What It Takes
The Courage to do Nothing
By Shawn Coyne
Published: May 17, 2013
If you‘re like me, you want to clear your desk every night before you head home. You want to make sure that anything that might impair you that evening at home is off the to-do list and out of your mind. Then you’ll be able to relax without having unresolved work issues hanging over your head.

Always Refreshing!
Now this is a very good strategy to rid you of repetitive paperwork/accounting/office management. But it can be the death knell for creative work. Forcing yourself into making a decision about a particular project just to get it off your desk will bite you in the ass later on. I can’t tell you how often I’m haunted by the consequences of my hurry up and move on decisions.

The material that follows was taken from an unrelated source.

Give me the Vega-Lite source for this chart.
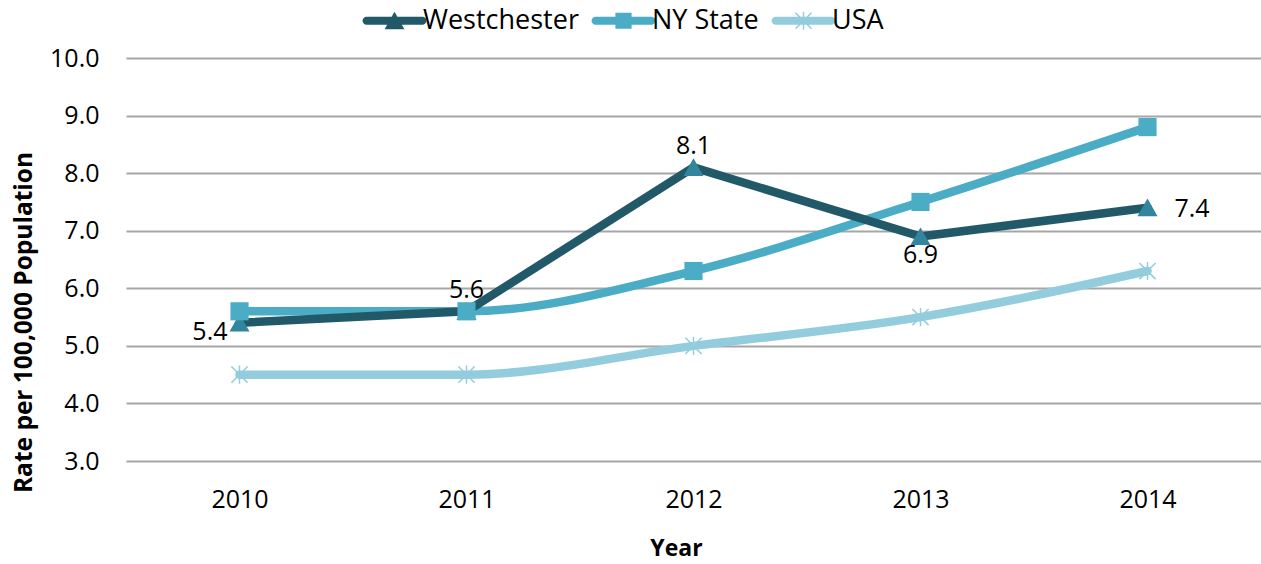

If you see me walking down the street cringing, you’ll know I just remembered one.
And don’t forget business decisions are creative work too.
Whether or not you should make that call and press for better terms with that vendor may seem like a run of the mill decision, but it’s not. You need to creatively think about what it is that decision will do for you. You may win a marginal short term victory, but your vendor may hate you for being such a penny pincher that she does the least amount possible to keep you happy. Your inventory is mishandled so your customers return more goods and are dissatisfied etc.
Making the call and pressing for a reduced fee may be the right choice. But until you sit with the problem for a little while and map out the pros and cons of a decision, you’re running on “first draft-itis.” And no one should see your first draft of anything.
Why do we do this?
We do it to avoid confrontation. It deflates our anxiety, gives us “thank God I got that over with” relief.
It’s important to remember though that life is conflict. It just is. These are why stories, things built on the bedrock of conflict, are so important to us.
That doesn’t mean that it is all about screaming or passive aggressively getting your way. It means that in any human interaction, there is a clash of one kind or another. We communicate in order to figure out where we differ (where should we go to eat?) and then we confront the controversy and make it go away (how about a Mexican restaurant?). If you both love Mexican food, problem solved. If one of you wants Sushi, then there’s stress.
The courage to do nothing is all about remembering that you don’t know everything. You are capable of changing your ideas about things. You can hold two opposing thoughts in your head without jumping off a cliff. Really you can. You can hate taxes and also believe that the government should raise them to help people incapable of taking care of themselves.